Prep Time 10 minutes
Cook Time 15 minutes
Total Time 25 minutes
Servings: 4 servings
Course: Dinner, Main Course
Cuisine: Mexican, Seafood
Calories: 300

Ingredients
  

For the Salmon
  • 1 pound salmon fillet, skin removed Firm, fresh salmon works best; individual portions are also fine.
  • 1 teaspoon smoked paprika For depth; use regular paprika if unavailable.
  • 1/2 teaspoon ground cumin Adds warm earthiness.
  • 1/2 teaspoon chili powder Adjust for heat; swap for chipotle powder for a smoky kick.
  • 1/2 teaspoon kosher salt
  • 1 pinch black pepper
  • 2 tablespoons olive oil High heat stable oil for searing; avocado oil is a great substitute.
For Assembly
  • 8 small corn or flour tortillas Corn for authentic texture, flour for softer foldability.
  • 1 cup shredded cabbage or quick slaw Adds crunch and brightness.
  • 1/4 cup cilantro, chopped Fresh herbs brighten the whole dish.
  • 1 lime zest and juice Citrus lifts the salmon and the slaw.
For the Crema
  • 1/2 cup Greek yogurt or sour cream Swap for sour cream for a richer sauce.
  • 1 tablespoon mayonnaise (optional)
  • 1 teaspoon honey
  • 1 tablespoon hot sauce or Sriracha
Optional Toppings
  • to taste sliced avocado, pickled red onion, radish slices, extra lime wedges, cotija or feta Add cheese if you like.

Method
 

Cooking the Salmon
  1. Pat the salmon dry and season both sides with smoked paprika, cumin, chili powder, salt, and pepper.

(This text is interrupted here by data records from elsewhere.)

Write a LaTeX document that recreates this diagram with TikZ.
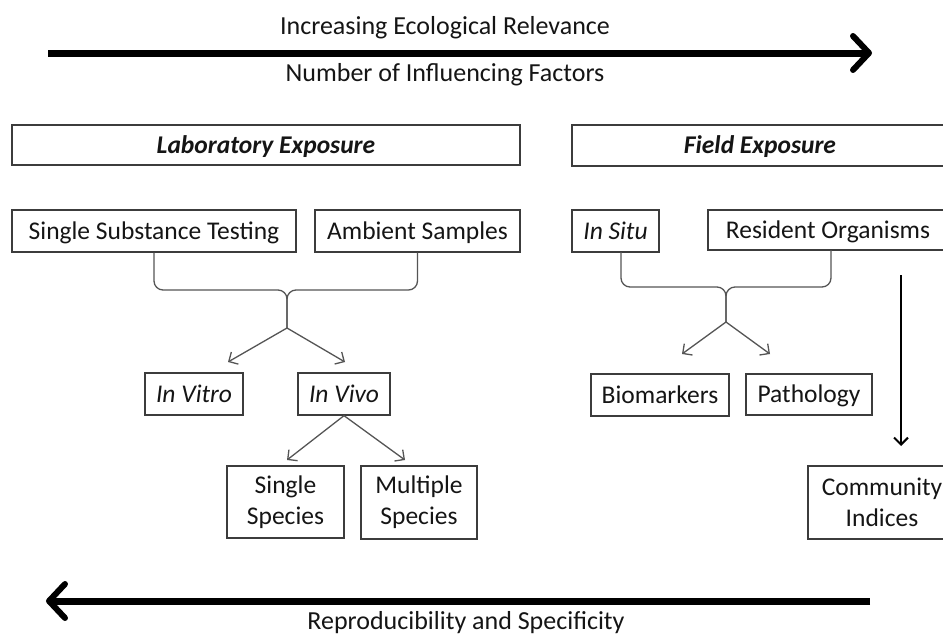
\documentclass[tikz,border=0pt]{standalone}
\usepackage{fontspec}
\setmainfont{Carlito}
\usetikzlibrary{arrows.meta}
\definecolor{boxgray}{HTML}{3C3C3C}
\definecolor{conngray}{HTML}{555555}
\definecolor{txt}{HTML}{151515}
\begin{document}
\begin{tikzpicture}[x=1pt,y=-1pt,
  box/.style={draw=boxgray, line width=1.3pt, inner sep=0pt, align=center,
    text=txt, font=\fontsize{25.5}{31}\selectfont},
  one/.style={text height=22pt, text depth=5.6pt},
  lbl/.style={inner sep=0pt, text=txt, font=\fontsize{26}{30}\selectfont},
  conn/.style={draw=conngray, line width=1.3pt, rounded corners=9pt},
  carrow/.style={draw=conngray, line width=1.3pt, -{Straight Barb[length=7pt,width=14pt]}},
  bigarrow/.style={line width=7pt, -{Straight Barb[length=16pt,width=34pt,line width=6pt,round]}}
]
\useasboundingbox (0,0) rectangle (943,637);
\fill[white] (0,0) rectangle (943,637);

% top and bottom arrows with labels
\node[lbl] (rel) at (445,28) {Increasing Ecological Relevance};
\node[lbl] (fac) at (445,75) {Number of Influencing Factors};
\node[lbl, anchor=base] (rep) at (466,629) {Reproducibility and Specificity};
\coordinate (ta) at (48,53);
\coordinate (tb) at (872,53);
\coordinate (ba) at (870,601);
\coordinate (bb) at (46,601);
\draw[bigarrow] (ta) -- (tb);
\draw[bigarrow] (ba) -- (bb);

% headers
\node[box, one, minimum width=508pt, minimum height=40pt] (lab) at (266,145) {\bfseries\itshape Laboratory Exposure};
\node[box, one, minimum width=376pt, minimum height=41pt] (field) at (760,145.5) {\bfseries\itshape Field Exposure};

% second row
\node[box, one, minimum width=284pt, minimum height=42pt] (sst) at (154,231) {Single Substance Testing};
\node[box, one, minimum width=205pt, minimum height=42pt] (amb) at (417.5,231) {Ambient Samples};
\node[box, one, minimum width=87pt, minimum height=42pt] (insitu) at (615.5,231) {\itshape In Situ};
\node[box, one, minimum width=240pt, minimum height=40pt] (res) at (828,230) {Resident Organisms};

% third row
\node[box, one, minimum width=98pt, minimum height=42pt] (invitro) at (194,394) {\itshape In Vitro};
\node[box, one, minimum width=92pt, minimum height=42pt] (invivo) at (344,394) {\itshape In Vivo};
\node[box, one, minimum width=138pt, minimum height=42pt] (bio) at (660,395) {Biomarkers};
\node[box, one, minimum width=126pt, minimum height=41pt] (path) at (809,394.5) {Pathology};

% fourth row
\node[box, minimum width=117pt, minimum height=72pt] (single) at (285.5,502) {Single\\Species};
\node[box, minimum width=116pt, minimum height=73pt] (multi) at (419,502.5) {Multiple\\Species};
\node[box, minimum width=148pt, minimum height=73pt] (comm) at (882,502.5) {Community\\Indices};

% left brace
\coordinate (lmid) at (287,290);
\coordinate (lsplit) at (287,328);
\draw[conn] (sst.south) -- (sst.south |- lmid) -- (lmid) -- (lsplit);
\draw[conn] (amb.south) -- (amb.south |- lmid) -- (lmid) -- (lsplit);
\coordinate (lvt) at (228,362);
\coordinate (lvv) at (345,362);
\draw[carrow] (lsplit) -- (lvt);
\draw[carrow] (lsplit) -- (lvv);

% in vivo split
\coordinate (ss) at (287,460);
\coordinate (ms) at (405,460);
\draw[carrow] (invivo.south) -- (ss);
\draw[carrow] (invivo.south) -- (ms);

% right brace
\coordinate (rmid) at (726,287);
\coordinate (rsplit) at (726,322);
\coordinate (rs1) at (621,252);
\coordinate (rs2) at (831,250);
\draw[conn] (rs1) -- (rs1 |- rmid) -- (rmid) -- (rsplit);
\draw[conn] (rs2) -- (rs2 |- rmid) -- (rmid) -- (rsplit);
\coordinate (rb) at (682,354);
\coordinate (rp) at (770,354);
\draw[carrow] (rsplit) -- (rb);
\draw[carrow] (rsplit) -- (rp);

% vertical arrow to community indices
\coordinate (va) at (901,275);
\coordinate (vb) at (901,446);
\draw[line width=2pt, -{Straight Barb[length=7pt,width=14pt]}] (va) -- (vb);
\end{tikzpicture}
\end{document}
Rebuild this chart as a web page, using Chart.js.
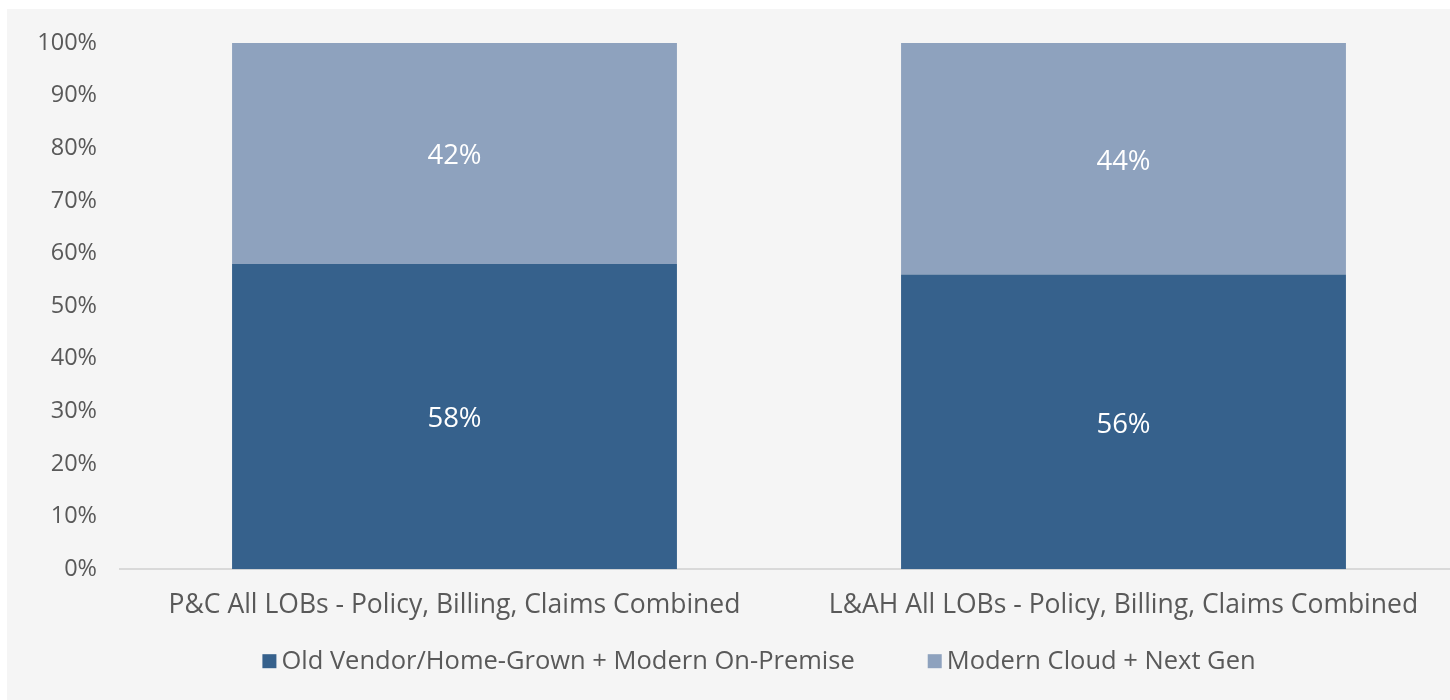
<!DOCTYPE html>
<html>
<head>
<meta charset="utf-8">
<script src="https://cdn.jsdelivr.net/npm/chart.js@4"></script>
<style>
  body { margin: 0; background: #ffffff; overflow: hidden; }
  #panel { position: absolute; left: 7px; top: 9px; width: 1443px; height: 691px; background: #f5f5f5; overflow: hidden; }
</style>
</head>
<body>
<div id="panel"><canvas id="chart" width="1451" height="691"></canvas></div>
<script>
// Catégories et séries
const categories = ['P&C All LOBs - Policy, Billing, Claims Combined', 'L&AH All LOBs - Policy, Billing, Claims Combined'];
const oldVendor = [58, 56];
const modernCloud = [42, 44];
const seriesNames = ['Old Vendor/Home-Grown + Modern On-Premise', 'Modern Cloud + Next Gen'];
const yTicks = [0, 10, 20, 30, 40, 50, 60, 70, 80, 90, 100];

const FONT = '"Open Sans", sans-serif';
const TEXT_COLOR = '#595959';

// Étiquettes de valeur au centre de chaque segment
const valueLabels = {
  id: 'valueLabels',
  afterDatasetsDraw(chart) {
    const ctx = chart.ctx;
    ctx.save();
    ctx.fillStyle = '#ffffff';
    ctx.font = '27.5px ' + FONT;
    ctx.textAlign = 'center';
    ctx.textBaseline = 'middle';
    chart.data.datasets.forEach((ds, i) => {
      chart.getDatasetMeta(i).data.forEach((bar, j) => {
        const p = bar.getProps(['x', 'y', 'base'], true);
        ctx.fillText(ds.data[j] + '%', p.x, (p.y + p.base) / 2 + 3);
      });
    });
    ctx.restore();
  }
};

// Légende dessinée à la main (écart large entre les deux entrées)
const bottomLegend = {
  id: 'bottomLegend',
  afterDraw(chart) {
    const ctx = chart.ctx;
    const box = 14, gapText = 5, gapItem = 73;
    ctx.save();
    ctx.font = '25.5px ' + FONT;
    ctx.textBaseline = 'middle';
    const items = chart.data.datasets.map(ds => ({
      text: ds.label,
      color: ds.backgroundColor,
      w: box + gapText + ctx.measureText(ds.label).width
    }));
    const total = items.reduce((s, it) => s + it.w, 0) + gapItem * (items.length - 1);
    let x = 752 - total / 2;
    const y = chart.chartArea.bottom + 92;
    items.forEach(it => {
      ctx.fillStyle = it.color;
      ctx.fillRect(x, y - box / 2, box, box);
      ctx.fillStyle = TEXT_COLOR;
      ctx.fillText(it.text, x + box + gapText, y + 1);
      x += it.w + gapItem;
    });
    ctx.restore();
  }
};

new Chart(document.getElementById('chart'), {
  type: 'bar',
  data: {
    labels: categories,
    datasets: [{
      label: seriesNames[0],
      data: oldVendor,
      backgroundColor: '#36618c'
    }, {
      label: seriesNames[1],
      data: modernCloud,
      backgroundColor: '#8ea2be'
    }]
  },
  options: {
    responsive: false,
    animation: false,
    layout: { padding: { top: 34, right: 0, bottom: 67, left: 0 } },
    datasets: { bar: { barPercentage: 0.665, categoryPercentage: 1 } },
    scales: {
      x: {
        stacked: true,
        grid: { display: false },
        border: { display: true, color: '#d9d9d9', width: 2 },
        ticks: { color: TEXT_COLOR, font: { family: FONT, size: 26.5 }, padding: 12, maxRotation: 0 }
      },
      y: {
        stacked: true,
        min: 0,
        max: 100,
        afterBuildTicks: (s) => { s.ticks = yTicks.map(v => ({ value: v })); },
        afterFit: (s) => { s.width = 113; },
        grid: { display: false },
        border: { display: false },
        ticks: {
          color: TEXT_COLOR,
          font: { family: FONT, size: 23.5 },
          padding: 15,
          callback: (v) => v + '%'
        }
      }
    },
    plugins: {
      legend: { display: false },
      tooltip: { enabled: false }
    }
  },
  plugins: [valueLabels, bottomLegend]
});
</script>
</body>
</html>
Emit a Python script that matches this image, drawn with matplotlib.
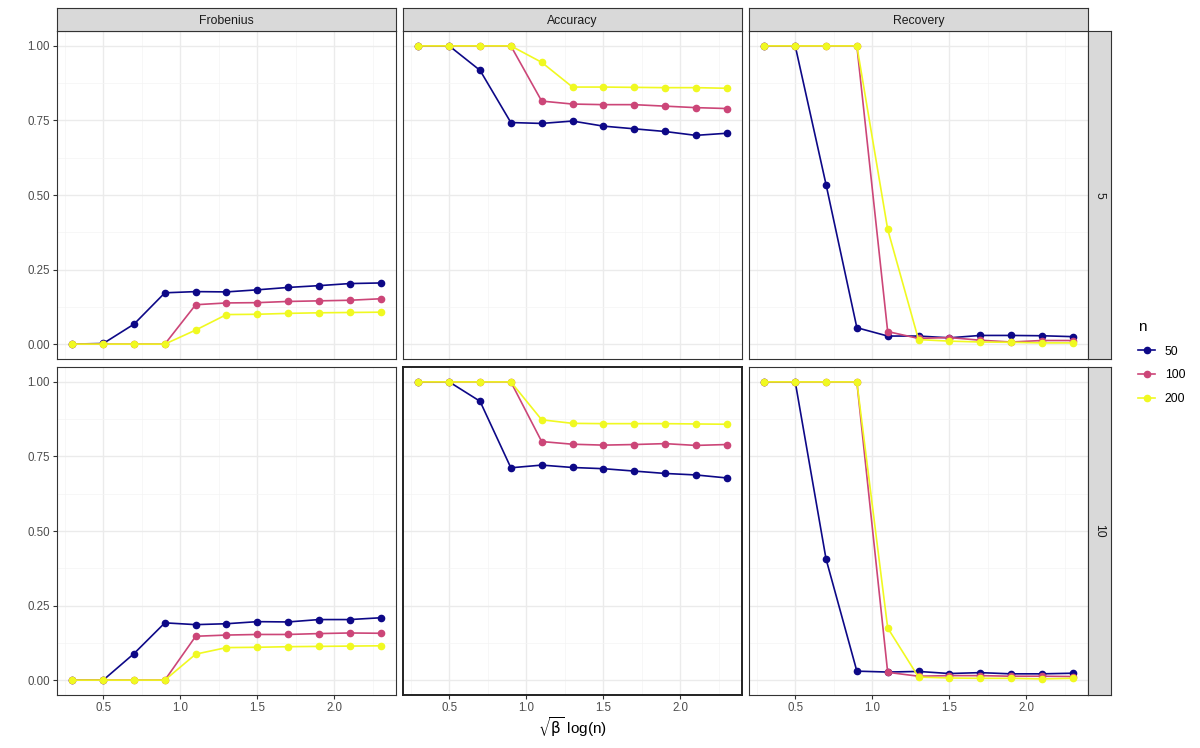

Let it sit while you warm a skillet.
  2. Heat olive oil in a heavy skillet over medium-high heat until shimmering. Add the salmon and sear for 3 minutes on the first side; you should see a golden, slightly charred edge.
  3. Flip and cook another 2–4 minutes depending on thickness. The fish should flake easily with a fork but remain moist inside.
Make the Crema and Slaw
  1. While the salmon cooks, stir together the crema: Greek yogurt, honey, hot sauce, a squeeze of lime, and a pinch of salt. Taste and adjust.
  2. Toss shredded cabbage with lime zest, lime juice, cilantro, and a pinch of salt to make the quick slaw.
Assemble the Tacos
  1. Flake the cooked salmon into bite-sized pieces with two forks. Assemble the tacos: tortilla, a spoonful of slaw, a few flakes of salmon, a drizzle of crema, and your choice of toppings.
  2. Serve immediately and squeeze an extra lime wedge over the top for bright, finishing acidity.

Notes

Store leftover salmon and crema separately in airtight containers in the refrigerator for up to 2 days. Reheat salmon gently in a 300°F oven for 8–10 minutes or in a skillet over low heat with a splash of water to keep it moist.